## AVAILABLE DATA

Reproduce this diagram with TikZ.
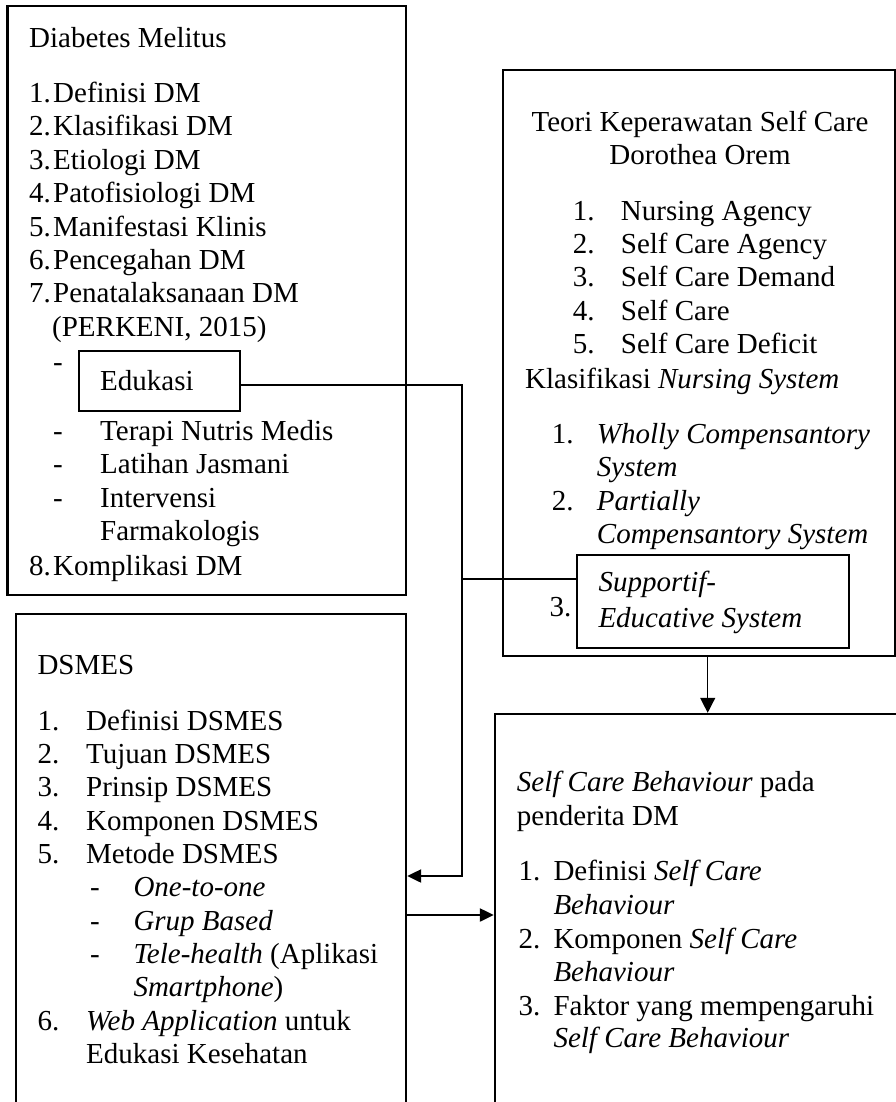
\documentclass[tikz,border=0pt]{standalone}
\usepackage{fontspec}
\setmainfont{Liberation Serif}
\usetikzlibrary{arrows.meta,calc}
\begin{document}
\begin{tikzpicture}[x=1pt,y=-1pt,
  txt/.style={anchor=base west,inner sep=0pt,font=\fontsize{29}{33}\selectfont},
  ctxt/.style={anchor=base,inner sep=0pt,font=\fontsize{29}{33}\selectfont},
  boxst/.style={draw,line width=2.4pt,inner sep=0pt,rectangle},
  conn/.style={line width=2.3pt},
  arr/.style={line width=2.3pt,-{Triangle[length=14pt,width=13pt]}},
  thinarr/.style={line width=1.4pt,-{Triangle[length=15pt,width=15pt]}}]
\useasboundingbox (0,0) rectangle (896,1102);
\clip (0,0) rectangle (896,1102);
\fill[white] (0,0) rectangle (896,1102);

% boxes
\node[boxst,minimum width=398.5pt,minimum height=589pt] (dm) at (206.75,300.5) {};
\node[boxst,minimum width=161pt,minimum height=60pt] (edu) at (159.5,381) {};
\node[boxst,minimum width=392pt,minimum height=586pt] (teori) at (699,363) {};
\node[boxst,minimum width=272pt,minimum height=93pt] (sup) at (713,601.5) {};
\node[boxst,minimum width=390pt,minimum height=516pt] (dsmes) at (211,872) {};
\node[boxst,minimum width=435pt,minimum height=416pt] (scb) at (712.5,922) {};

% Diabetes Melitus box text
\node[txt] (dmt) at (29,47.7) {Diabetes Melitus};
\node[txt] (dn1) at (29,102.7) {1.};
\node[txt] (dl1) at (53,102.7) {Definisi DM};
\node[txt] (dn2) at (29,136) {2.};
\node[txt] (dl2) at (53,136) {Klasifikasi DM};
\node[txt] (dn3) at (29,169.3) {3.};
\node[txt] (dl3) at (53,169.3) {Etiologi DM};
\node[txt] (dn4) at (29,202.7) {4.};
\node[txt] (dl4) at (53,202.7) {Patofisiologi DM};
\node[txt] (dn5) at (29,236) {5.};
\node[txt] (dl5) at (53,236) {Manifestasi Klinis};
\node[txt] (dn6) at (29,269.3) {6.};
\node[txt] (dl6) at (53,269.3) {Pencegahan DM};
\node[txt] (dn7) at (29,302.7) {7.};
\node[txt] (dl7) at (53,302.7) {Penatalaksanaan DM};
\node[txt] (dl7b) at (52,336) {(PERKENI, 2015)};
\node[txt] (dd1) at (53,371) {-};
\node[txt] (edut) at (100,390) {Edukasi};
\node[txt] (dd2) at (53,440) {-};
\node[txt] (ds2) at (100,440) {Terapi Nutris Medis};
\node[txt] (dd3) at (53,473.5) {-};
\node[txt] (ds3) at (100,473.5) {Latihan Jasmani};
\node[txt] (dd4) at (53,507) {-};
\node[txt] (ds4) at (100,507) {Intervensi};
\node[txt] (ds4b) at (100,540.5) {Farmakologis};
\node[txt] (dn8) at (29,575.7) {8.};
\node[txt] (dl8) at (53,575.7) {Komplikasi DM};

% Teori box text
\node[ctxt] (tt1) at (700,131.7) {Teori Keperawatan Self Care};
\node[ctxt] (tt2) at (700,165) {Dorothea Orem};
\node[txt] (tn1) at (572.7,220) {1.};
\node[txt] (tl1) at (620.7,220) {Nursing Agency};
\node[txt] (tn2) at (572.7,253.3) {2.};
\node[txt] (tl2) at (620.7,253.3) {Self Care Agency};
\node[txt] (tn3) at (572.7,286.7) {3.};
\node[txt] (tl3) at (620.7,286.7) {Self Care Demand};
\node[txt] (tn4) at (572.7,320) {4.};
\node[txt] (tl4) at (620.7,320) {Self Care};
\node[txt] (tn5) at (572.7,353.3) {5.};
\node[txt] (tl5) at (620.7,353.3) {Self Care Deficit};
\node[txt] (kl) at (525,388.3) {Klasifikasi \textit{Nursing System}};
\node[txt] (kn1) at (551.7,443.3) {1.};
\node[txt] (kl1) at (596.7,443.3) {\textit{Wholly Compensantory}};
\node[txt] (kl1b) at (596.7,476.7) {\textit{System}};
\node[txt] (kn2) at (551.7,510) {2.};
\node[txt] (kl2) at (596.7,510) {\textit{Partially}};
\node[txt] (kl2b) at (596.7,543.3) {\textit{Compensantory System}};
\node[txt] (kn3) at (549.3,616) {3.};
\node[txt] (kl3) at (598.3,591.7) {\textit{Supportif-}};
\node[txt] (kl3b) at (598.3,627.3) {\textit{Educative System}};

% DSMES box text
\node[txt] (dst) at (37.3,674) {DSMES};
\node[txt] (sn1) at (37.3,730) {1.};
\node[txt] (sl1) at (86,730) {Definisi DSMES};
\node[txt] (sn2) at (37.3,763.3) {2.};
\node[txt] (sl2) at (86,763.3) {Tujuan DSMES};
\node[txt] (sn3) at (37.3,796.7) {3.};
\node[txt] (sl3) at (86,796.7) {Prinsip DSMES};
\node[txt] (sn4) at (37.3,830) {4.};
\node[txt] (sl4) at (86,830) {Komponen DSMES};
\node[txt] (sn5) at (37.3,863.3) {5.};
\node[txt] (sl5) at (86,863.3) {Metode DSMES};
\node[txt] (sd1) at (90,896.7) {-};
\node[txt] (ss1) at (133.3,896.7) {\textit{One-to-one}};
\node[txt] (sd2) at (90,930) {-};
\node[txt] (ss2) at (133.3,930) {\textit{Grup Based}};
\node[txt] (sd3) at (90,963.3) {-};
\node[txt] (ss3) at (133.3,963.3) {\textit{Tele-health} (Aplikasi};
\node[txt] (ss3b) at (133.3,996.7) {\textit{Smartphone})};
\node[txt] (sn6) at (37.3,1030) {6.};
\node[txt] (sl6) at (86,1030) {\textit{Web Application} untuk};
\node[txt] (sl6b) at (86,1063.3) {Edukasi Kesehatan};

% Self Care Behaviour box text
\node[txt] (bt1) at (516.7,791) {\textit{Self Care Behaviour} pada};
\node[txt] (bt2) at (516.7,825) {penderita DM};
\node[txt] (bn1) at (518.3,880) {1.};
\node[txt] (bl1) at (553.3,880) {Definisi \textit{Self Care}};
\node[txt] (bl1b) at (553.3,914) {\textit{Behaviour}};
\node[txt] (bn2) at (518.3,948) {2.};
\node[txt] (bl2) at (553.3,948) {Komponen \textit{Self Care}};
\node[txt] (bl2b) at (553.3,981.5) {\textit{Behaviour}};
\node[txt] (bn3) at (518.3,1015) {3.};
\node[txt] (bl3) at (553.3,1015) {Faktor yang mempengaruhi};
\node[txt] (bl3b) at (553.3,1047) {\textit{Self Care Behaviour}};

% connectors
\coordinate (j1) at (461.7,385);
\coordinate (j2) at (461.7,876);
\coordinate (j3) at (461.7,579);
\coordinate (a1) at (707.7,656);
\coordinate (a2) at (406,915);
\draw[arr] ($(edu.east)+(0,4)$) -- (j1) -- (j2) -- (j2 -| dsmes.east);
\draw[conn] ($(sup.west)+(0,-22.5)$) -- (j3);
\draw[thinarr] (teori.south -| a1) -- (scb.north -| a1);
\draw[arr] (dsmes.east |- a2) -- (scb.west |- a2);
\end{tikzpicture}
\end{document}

## TASK
Without any pictures, reproduce the lines from the first one in the material through the line that has "width=435pt,minimum height=416pt] (scb)", exactly as they appear.

## COMPLETED EXERCISE
Reproduce this diagram with TikZ.
\documentclass[tikz,border=0pt]{standalone}
\usepackage{fontspec}
\setmainfont{Liberation Serif}
\usetikzlibrary{arrows.meta,calc}
\begin{document}
\begin{tikzpicture}[x=1pt,y=-1pt,
  txt/.style={anchor=base west,inner sep=0pt,font=\fontsize{29}{33}\selectfont},
  ctxt/.style={anchor=base,inner sep=0pt,font=\fontsize{29}{33}\selectfont},
  boxst/.style={draw,line width=2.4pt,inner sep=0pt,rectangle},
  conn/.style={line width=2.3pt},
  arr/.style={line width=2.3pt,-{Triangle[length=14pt,width=13pt]}},
  thinarr/.style={line width=1.4pt,-{Triangle[length=15pt,width=15pt]}}]
\useasboundingbox (0,0) rectangle (896,1102);
\clip (0,0) rectangle (896,1102);
\fill[white] (0,0) rectangle (896,1102);

% boxes
\node[boxst,minimum width=398.5pt,minimum height=589pt] (dm) at (206.75,300.5) {};
\node[boxst,minimum width=161pt,minimum height=60pt] (edu) at (159.5,381) {};
\node[boxst,minimum width=392pt,minimum height=586pt] (teori) at (699,363) {};
\node[boxst,minimum width=272pt,minimum height=93pt] (sup) at (713,601.5) {};
\node[boxst,minimum width=390pt,minimum height=516pt] (dsmes) at (211,872) {};
\node[boxst,minimum width=435pt,minimum height=416pt] (scb) at (712.5,922) {};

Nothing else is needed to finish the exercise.